Many countries are already deploying these green technologies, but continued innovation (and therefore cost reduction) crucially hinges on more and stronger policy incentives. The recent systemically important commitments by the United States and China to become carbon neutral by 2050 and 2060, respectively, promise and anchor just such incentives. And such pledges are becoming more credible as more countries complement them with shorter-term commitments contained in 10-15-year action plans.
The new win-win story, if it holds, implies less need for a binding international climate treaty, because national gains and commercial profit can now drive progress. While green technology will continue to produce positive externalities, there would be plenty of private profits even without these added societal benefits. The “Paris method” of relying on nationally determined contributions with reinforcing scale effects seems workable if it includes strong policy commitments.

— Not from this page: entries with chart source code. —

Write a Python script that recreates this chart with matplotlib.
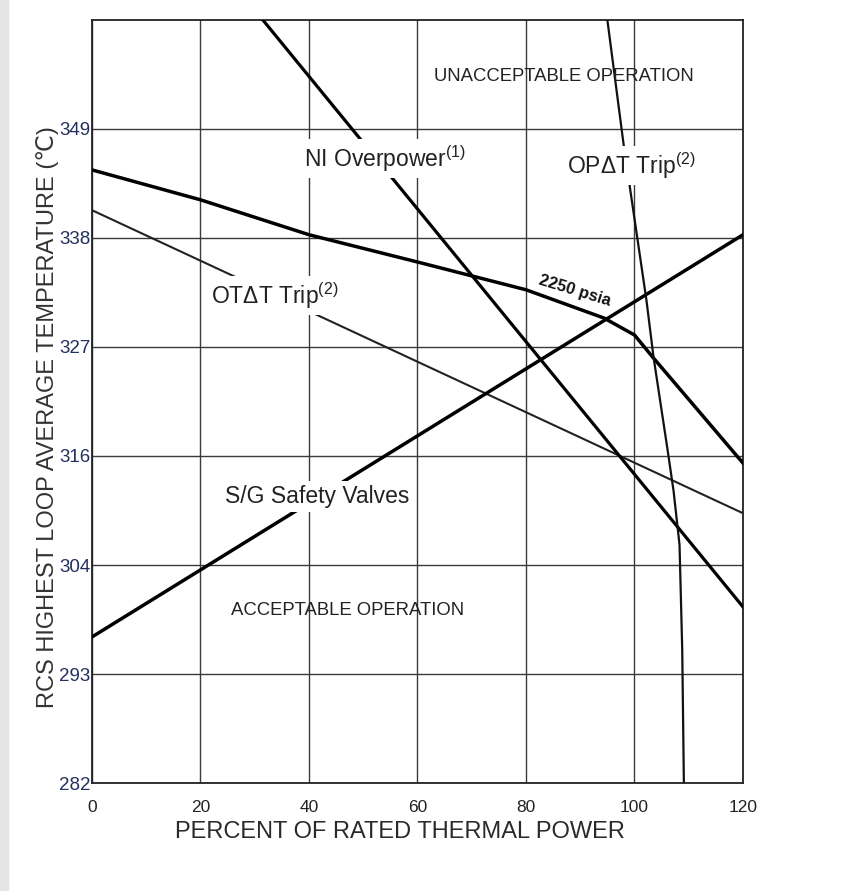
import matplotlib
matplotlib.use("Agg")
import matplotlib.pyplot as plt
from matplotlib.patches import Rectangle

plt.rcParams['font.family'] = ['Liberation Sans', 'DejaVu Sans']
plt.rcParams['mathtext.fontset'] = 'custom'
plt.rcParams['mathtext.rm'] = 'Liberation Sans'

# axis values (temperatures in deg C, grid evenly spaced in deg F)
x_ticks = [0, 20, 40, 60, 80, 100, 120]
y_tick_pos = [282.22, 293.33, 304.44, 315.56, 326.67, 337.78, 348.89]
y_tick_labels = ['282', '293', '304', '316', '327', '338', '349']

# 2250 psia limit
psia_x = [0, 20, 40, 60, 80, 94.4, 100, 103.3, 120]
psia_y = [344.72, 341.67, 338.11, 335.33, 332.50, 329.61, 327.89, 325.67, 314.83]

# OT delta-T trip
ot_x = [0, 120]
ot_y = [340.61, 309.72]

# NI overpower
ni_x = [31.5, 120]
ni_y = [360.0, 300.17]

# S/G safety valves
sg_x = [0, 120]
sg_y = [297.11, 338.11]

# OP delta-T trip
op_x = [95.0, 98.0, 102.2, 103.5, 106.1, 107.2, 108.3, 108.8, 109.1]
op_y = [360.0, 347.28, 331.44, 325.67, 316.17, 312.0, 306.5, 295.78, 282.22]

fig = plt.figure(figsize=(8.45, 8.91), dpi=100)
fig.patches.append(Rectangle((0, 0), 8 / 845, 1, transform=fig.transFigure,
                             color='#e4e4e4', zorder=0))
ax = fig.add_axes([92 / 845, 108 / 891, 651 / 845, 763 / 891])

ax.set_xlim(0, 120)
ax.set_ylim(282.22, 360.0)
ax.set_xticks(x_ticks)
ax.set_yticks(y_tick_pos)
ax.set_yticklabels(y_tick_labels)
ax.tick_params(axis='both', length=0)
ax.tick_params(axis='y', labelsize=13.5, labelcolor='#23305e', pad=1)
ax.tick_params(axis='x', labelsize=12.5, labelcolor='#222222', pad=12)
ax.grid(True, color='#3a3a3a', linewidth=1.0)
ax.set_axisbelow(True)
for s in ax.spines.values():
    s.set_linewidth(1.3)
    s.set_color('#222222')

ax.plot(psia_x, psia_y, color='black', linewidth=2.5, zorder=3)
ax.plot(ot_x, ot_y, color='#222222', linewidth=1.5, zorder=3)
ax.plot(ni_x, ni_y, color='black', linewidth=2.3, zorder=3)
ax.plot(sg_x, sg_y, color='black', linewidth=2.5, zorder=3)
ax.plot(op_x, op_y, color='#111111', linewidth=1.6, zorder=3)

box = dict(facecolor='white', edgecolor='none', pad=3)
ax.text(87, 354.2, 'UNACCEPTABLE OPERATION', fontsize=13.3, color='#222222',
        ha='center', va='center', zorder=4)
ax.text(47.1, 299.8, 'ACCEPTABLE OPERATION', fontsize=13.3, color='#222222',
        ha='center', va='center', zorder=4)
ax.text(54, 345.9, 'NI Overpower$^{(1)}$', fontsize=16.5, color='#222222',
        ha='center', va='center', bbox=box, zorder=5)
ax.text(99.5, 345.2, 'OP\u0394T Trip$^{(2)}$', fontsize=16.5, color='#222222',
        ha='center', va='center', bbox=box, zorder=5)
ax.text(33.7, 331.9, 'OT\u0394T Trip$^{(2)}$', fontsize=16.5, color='#222222',
        ha='center', va='center', bbox=box, zorder=5)
ax.text(41.6, 311.4, 'S/G Safety Valves', fontsize=16.5, color='#222222',
        ha='center', va='center', bbox=box, zorder=5)
ax.text(89, 332.4, '2250 psia', fontsize=12, fontweight='bold', color='#111111',
        ha='center', va='center', rotation=-17, zorder=5)

ax.set_xlabel('PERCENT OF RATED THERMAL POWER', fontsize=17, color='#2a2a2a',
              va='center')
ax.xaxis.set_label_coords(0.473, -0.064)
ax.set_ylabel('RCS HIGHEST LOOP AVERAGE TEMPERATURE (\u2103)', fontsize=17,
              color='#333333', va='center')
ax.yaxis.set_label_coords(-0.068, 0.48)

plt.savefig('out.png', dpi=100)
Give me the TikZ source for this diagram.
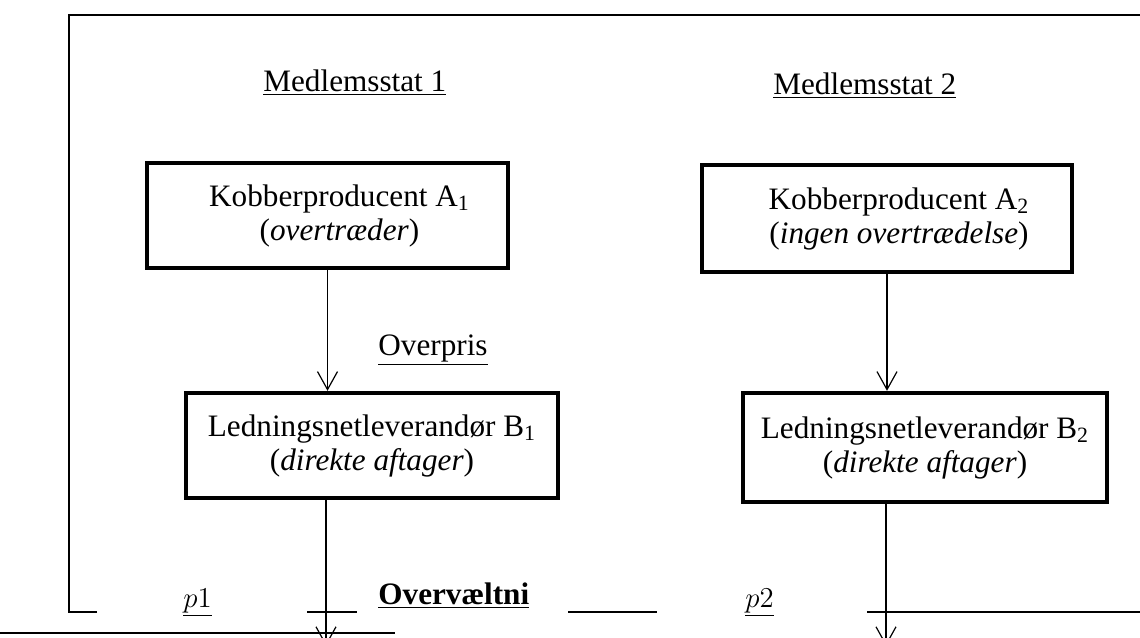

But three caveats are in order. First, like all waves of technological change, the green transformation will produce both winners and losers. Governments will need to compensate the losers, not as an afterthought but often to ensure that their climate-mitigation programs are politically viable in the first place. Perhaps more important, emphasizing employment-oriented public policy rather than incentives for capital intensity can to some extent influence the pace at which economies create decent new jobs, as Daron Acemoglu and Dani Rodrik have emphasized.
Second, many of the adjustments will require large upfront capital investments that are difficult for developing economies to marshal. This will put them at new competitive disadvantages, adding to and overlapping with the already threatening digital divide. A large amount of long-term development finance is needed not only for equity reasons but also because these countries together account for almost one-third of global CO2 emissions.
Lastly, past ignorance, denial, and then very slow progress means that humanity’s race against potentially devastating climate change will be tight even under the most optimistic scenarios. Further policies encouraging green technologies are thus essential.
But the new, more positive climate narrative should make rapid progress toward a deep green transformation much more feasible. What previously appeared to be a political suicide mission could now yield substantial benefits for those who lead it.